About F%$#ing Time

After years of corruption, brutality, and abuse, a movement to ban private prisons is growing:

Alex Friedmann, 50, was transferred to a Tennessee public prison in 1998 after having spent the previous six years incarcerated in a private facility. Everything was different: There were more blankets, the toilet paper wasn’t as cheap, and correctional officers were everywhere.

“First thing I noticed was there’s a heck of a lot more staff or boots on the ground in the public prisons,” he told Vox. “There was not such an emphasis on cutting costs.”

After being released in 1999, Friedmann — now the associate director of the Human Rights Defense Center — began fighting for the abolishment of private prisons, and has spent the past two decades doing so. The arguments against them, according to Friedmann, are clear: Their for-profit model encourages the business to cut corners, affecting inmates’ safety and quality of living.

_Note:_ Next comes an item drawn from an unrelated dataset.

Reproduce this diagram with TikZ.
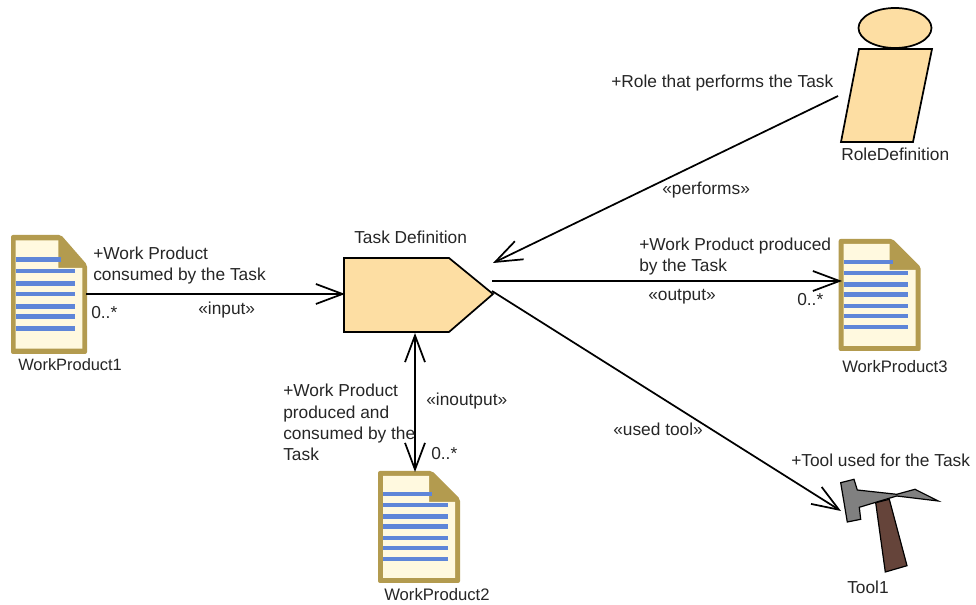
\documentclass[tikz,border=0pt]{standalone}
\usepackage{fontspec}
\setmainfont{Liberation Sans}
\usetikzlibrary{arrows.meta}
\definecolor{peach}{HTML}{FDDEA3}
\definecolor{gold}{HTML}{B39B4F}
\definecolor{cream}{HTML}{FFF9DF}
\definecolor{bluel}{HTML}{5F86D8}
\definecolor{greyt}{HTML}{808080}
\definecolor{brownt}{HTML}{65443A}
\tikzset{
  lbl/.style={font=\fontsize{13pt}{16pt}\selectfont, anchor=base west, inner sep=0pt, align=left, text=black!85},
  wplbl/.style={lbl, font=\fontsize{12.5pt}{16pt}\selectfont},
  conn/.style={draw=black, line width=1.3pt},
  head/.style={-{Straight Barb[length=20pt,width=15pt,line width=1.3pt]}},
  shapeline/.style={draw=black, line width=1.3pt},
  iconbox/.style={inner sep=0pt, minimum width=61.5pt, minimum height=84pt, anchor=north west},
  pics/docicon/.style={code={
    \fill[gold, rounded corners=1.5pt] (0,0) -- (54,0) -- (82,28) -- (82,112) -- (0,112) -- cycle;
    \fill[cream] (5,5) -- (51,5) -- (51,31) -- (77,31) -- (77,107) -- (5,107) -- cycle;
    \foreach \yy/\xe in {23/54,34/69.5,45.5/69.5,55.5/69.5,67/69.5,77/69.5,88/69.5}
      \draw[bluel, line width=3.5pt] (5,\yy) -- (\xe,\yy);
  }}
}
\begin{document}
\begin{tikzpicture}[x=0.75pt,y=-0.75pt]
\useasboundingbox (0,0) rectangle (976,605);
\fill[white] (0,0) rectangle (976,605);
% icons
\pic[xscale=0.927,yscale=1.0625] at (11,235) {docicon};
\pic at (378,471) {docicon};
\pic at (838.7,239) {docicon};
\node[iconbox, minimum width=57pt, minimum height=89pt] (wp1) at (11,235) {};
\node[iconbox] (wp2) at (378,471) {};
\node[iconbox] (wp3) at (838.7,239) {};
% task
\node[inner sep=0pt, minimum width=111pt, minimum height=56pt] (task) at (418.5,295) {};
\draw[shapeline, fill=peach] (344,258) -- (449,258) -- (493,294) -- (449,332) -- (344,332) -- cycle;
% role
\node[inner sep=0pt, minimum width=68pt, minimum height=106pt] (role) at (887,72) {};
\draw[shapeline, fill=peach] (859,49) -- (932,49) -- (913,142) -- (841,142) -- cycle;
\draw[shapeline, fill=peach] (895,28) ellipse [x radius=36.5, y radius=20];
% tool
\node[inner sep=0pt, minimum width=75pt, minimum height=70pt] (tool) at (890,537) {};
\draw[draw=black, line width=0.9pt, fill=brownt] (875.7,502.7) -- (889.3,499.3) -- (907,565.7) -- (885.3,572) -- cycle;
\draw[draw=black, line width=0.9pt, fill=greyt] (840.7,482.7) -- (854,479.3) -- (857.3,490) -- (896.7,494.3) -- (915,489.3) -- (938.3,501) -- (896.7,496) -- (859.3,507.3) -- (860.7,519.3) -- (847.3,522) -- cycle;
% ports
\coordinate (p1a) at (86,294);
\coordinate (p1b) at (345,294);
\coordinate (p2a) at (838,96);
\coordinate (p2b) at (493,263);
\coordinate (p3a) at (492,281);
\coordinate (p3b) at (842,281);
\coordinate (p4a) at (415,333);
\coordinate (p4b) at (415,472);
\coordinate (p5a) at (492,291);
\coordinate (p5b) at (841,511);
\draw[conn, head] (p1a) -- (p1b);
\draw[conn, head] (p2a) -- (p2b);
\draw[conn, head] (p3a) -- (p3b);
\draw[conn, {Straight Barb[length=20pt,width=15pt,line width=1.3pt]}-{Straight Barb[length=20pt,width=15pt,line width=1.3pt]}] (p4a) -- (p4b);
\draw[conn, head] (p5a) -- (p5b);
% labels
\node[lbl] (t1) at (354,244) {Task Definition};
\node[lbl] (t2) at (611,88) {+Role that performs the Task};
\node[lbl] (t3) at (841,161) {RoleDefinition};
\node[lbl] (t4) at (662,195) {«performs»};
\node[lbl] (t5) at (639,272) {+Work Product produced\\by the Task};
\node[lbl] (t6) at (648,301) {«output»};
\node[lbl] (t7) at (797,306) {0..*};
\node[wplbl] (t8) at (842,373) {WorkProduct3};
\node[lbl] (t9) at (93,281) {+Work Product\\consumed by the Task};
\node[lbl] (t10) at (91,319) {0..*};
\node[lbl] (t11) at (198,315) {«input»};
\node[wplbl, font=\fontsize{12.3pt}{16pt}\selectfont] (t12) at (18,371) {WorkProduct1};
\node[lbl] (t13) at (283,461) {+Work Product\\produced and\\consumed by the\\Task};
\node[lbl] (t14) at (426,406) {«inoutput»};
\node[lbl] (t15) at (431,460) {0..*};
\node[wplbl] (t16) at (384,601) {WorkProduct2};
\node[lbl] (t17) at (613,436) {«used tool»};
\node[lbl] (t18) at (791,467) {+Tool used for the Task};
\node[lbl] (t19) at (847,594) {Tool1};
\end{tikzpicture}
\end{document}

Increasingly, these criticisms of private, for-profit facilities have been reflected in policy and spending. Fueled in part by opposition from their constituents, lawmakers of states like California and Nevada have banned private prisons from operating. Businesses are also increasingly cutting ties with the industry following pushback from their customers.

The number of inmates in these facilities are also seeing a downward trend: In comparison to its peak in 2012 of about 136,220 people, the private prison population has decreased about 12 percent in the past five years as more facilities are closing. Given private prisons rely on facilities being full to remain economically viable, there is concern among executives that these falling numbers could eventually drive these businesses to their demise.

It cannot happen fast enough.

These ghouls are a plague on the entire justice system.